投資見通し
2025年の5つのテーマ
セクション4: 2025年の5つのテーマ
- 公募債・私募債市場のリターンを押し上げるのはリスクフリー金利でなく、相対的なスプレッドの差異と銘柄選別。
- デュレーション重視の投資家には、依然として米国地方債を推奨。
- 不動産市場のトレンドは良好。
- 世界は分断化したとしても市場はなお相互依存的。
- 電力需要は発電能力を上回る勢いで伸びており、政治的な変化の中で機会が出現。
この6カ月間、市場を全く見なかった人がいたとしても、大した変化はなく見逃したものはあまりない、と思うかもしれません。6月半ば現在、S&P500種株価指数は年初来わずかに上昇しているだけで、10年国債利回りもわずかに低下しているに過ぎないからです。しかし、これらの主要な指標以外に目を向けると、グローバルなマルチ・アセットの投資家にとって、今後の道筋が2025年当初の予想とはかなり違う様相を示していることは明らかです。以下について考えてみましょう。
- 米ドル(DXYインデックス)は今年初め、OPECが原油の輸出を禁止してインフレ率が9%に達した1973年以来最大の下落幅を記録しました。米ドルは年初に過大評価されていましたが、急激なドル安によって投資家はアロケーションを再考しています。 通商政策の不確実性と米財政の行方について、グローバルな投資家の間で米ドル資産への信頼は失われているのでしょうか?
- 米国以外の先進国株は米国大型株に対して米ドル・ベースで1993年以来最大のアウトパフォームとなっており、現地通貨ベースでも、米国以外の投資家にとっては良好なパフォーマンスを記録しています 米国株式市場は長期的なアンダーパフォームの時期に向かっているのでしょうか?
- 米国地方債はコア債券市場に対して過去2番目に大幅なアンダーパフォームとなり(最大のアンダーパフォームは2020年)、金利のボラティリティが急激に高まった4月以降、苦戦が続いています。 価格の下落はファンダメンタルズの悪化を反映しているのでしょうか、それとも米国地方債は過小評価されているのでしょうか?
上述の1番目と2番目の質問に関しては、投資テーマ4をお読みください。2025年の逆風とムーディーズによる米国債の格下げにもかかわらず、米ドルは依然として準備通貨として最強の座に君臨しています。為替取引高の規模や資本市場の規模と流動性、市場の深度と開放度など、いくつかの面で優れた特性を示しているためです。2025年はグローバルな分散投資の重要性が浮き彫りになりましたが、投資家は米国と米国以外の地域配分を急激に変えようとしない方がよいでしょう。

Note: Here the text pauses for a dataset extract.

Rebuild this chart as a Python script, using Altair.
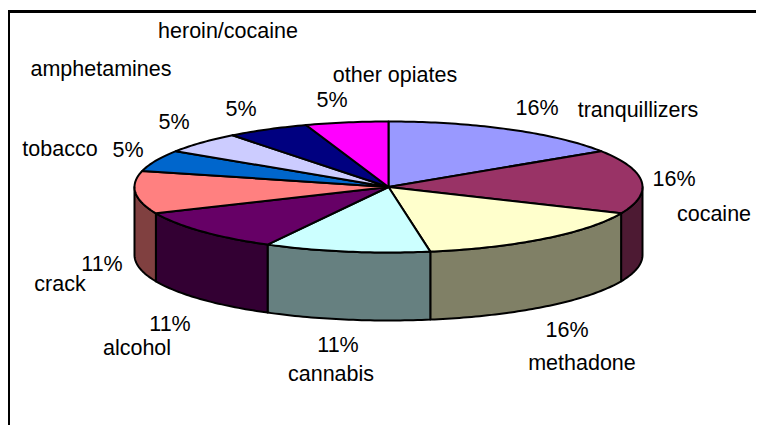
import math
import altair as alt
import pandas as pd

# --- data ---
categories = ["tranquillizers", "cocaine", "methadone", "cannabis", "alcohol",
              "crack", "tobacco", "amphetamines", "heroin/cocaine", "other opiates"]
counts = [3, 3, 3, 2, 2, 2, 1, 1, 1, 1]
percent_labels = ["16%", "16%", "16%", "11%", "11%", "11%", "5%", "5%", "5%", "5%"]

# --- styling / layout, separate from the data ---
top_colors = ["#9999FF", "#993366", "#FFFFCC", "#CCFFFF", "#660066",
              "#FF8080", "#0066CC", "#CCCCFF", "#000080", "#FF00FF"]
side_colors = ["#4D4D80", "#4D1A33", "#808066", "#668080", "#330033",
               "#804040", "#003366", "#666680", "#000040", "#800080"]
name_xy = [(638, 111), (714, 215), (582, 364), (331, 375), (137, 349),
           (60, 285), (60, 150), (101, 70), (228, 32), (395, 76)]
pct_xy = [(537, 109), (674, 180), (567, 331), (338, 346), (170, 325),
          (102, 265), (128, 151), (174, 123), (241, 110), (332, 101)]

W, H = 748, 417
CX, CY, RX, RY, DEPTH = 388.5, 187.0, 254.0, 65.5, 68.0
FONT, FS = "Liberation Sans", 21.5

xs = alt.Scale(domain=[8, 8 + W], range=[0, W])
ys = alt.Scale(domain=[8, 8 + H], range=[0, H])
X = alt.X("x:Q", scale=xs, axis=None)
Y = alt.Y("y:Q", scale=ys, axis=None)


def rim(a0, a1, dy=0.0):
    n = max(2, int(abs(a1 - a0) * 60))
    pts = []
    for i in range(n + 1):
        a = a0 + (a1 - a0) * i / n
        pts.append((CX + RX * math.sin(a), CY + dy - RY * math.cos(a)))
    return pts


def poly(points, fill):
    closed = list(points) + [points[0], points[1]]
    df = pd.DataFrame({"x": [p[0] for p in closed], "y": [p[1] for p in closed],
                       "o": list(range(len(closed)))})
    return alt.Chart(df).mark_line(
        fill=fill, stroke="black", strokeWidth=2, strokeJoin="round", clip=False
    ).encode(x=X, y=Y, order="o:Q")


total = sum(counts)
angles = [0.0]
for c in counts:
    angles.append(angles[-1] + c / total * 2 * math.pi)

layers = []

# side walls (only the front half of the rim shows)
right, left = math.pi / 2, 3 * math.pi / 2
for i in range(len(counts)):
    a0, a1 = max(angles[i], right), min(angles[i + 1], left)
    if a1 > a0:
        front = rim(a0, a1)
        layers.append(poly(front + rim(a1, a0, DEPTH), side_colors[i]))

# top faces
for i in range(len(counts)):
    layers.append(poly([(CX, CY)] + rim(angles[i], angles[i + 1]), top_colors[i]))

# frame
frame_top = pd.DataFrame({"x": [8], "x2": [8 + W], "y": [11.5]})
frame_left = pd.DataFrame({"x": [9], "y": [10], "y2": [8 + H]})
layers.append(alt.Chart(frame_top).mark_rule(color="black", strokeWidth=3).encode(
    x=X, x2="x2:Q", y=Y))
layers.append(alt.Chart(frame_left).mark_rule(color="black", strokeWidth=2).encode(
    x=X, y=Y, y2="y2:Q"))

# labels
txt = pd.DataFrame({
    "x": [p[0] for p in name_xy] + [p[0] for p in pct_xy],
    "y": [p[1] for p in name_xy] + [p[1] for p in pct_xy],
    "t": categories + percent_labels,
})
layers.append(alt.Chart(txt).mark_text(
    font=FONT, fontSize=FS, color="black", align="center", baseline="middle"
).encode(x=X, y=Y, text="t:N"))

chart = alt.layer(*layers).properties(
    width=W, height=H, padding=0, autosize=alt.AutoSizeParams(type="none"),
    background="white"
).configure_view(stroke=None)

chart.save("out.html", embed_options={"renderer": "svg", "actions": False})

当社はこうした見方を反映して、今四半期に米国大型株を格上げしました。インデックスレベルのバリュエーションは「割安」には程遠いかもしれませんが、増益率の見通しは今年初めのピークであった15%からもっと達成可能な水準である10%に下がっています(図表2)。欧州や中国では今年に入って利益成長が上向いていますが、それでも米国企業の利益成長期待は欧州と中国を上回っています。
3番目の質問については、当社は2番目のテーマを今も確信しています。当社では、市場の低調なパフォーマンスの理由は主に、過去に比べて新発債が増えていることと、税政策の見通しが変動していることだと考えます。その結果、長期的な米国地方債投資家にとって好機が訪れています。足元の開始時利回りは、過去10年に対して97パーセンタイルの位置にあります(図表3)。当社は依然として、債券ポートフォリオ全体における金利リスクと信用リスクのバランスを考えた配分とする必要があると考えますが、地方債はデュレーションのエクスポージャーを長期化する投資家に適切な見返りを提供します。とはいえ、直近および今後の米国政府の政策変更は特定セクター(例えば高等教育)に影響しており、こうした利回り機会を活用するにはクレジット・リサーチとアクティブ運用が不可欠です。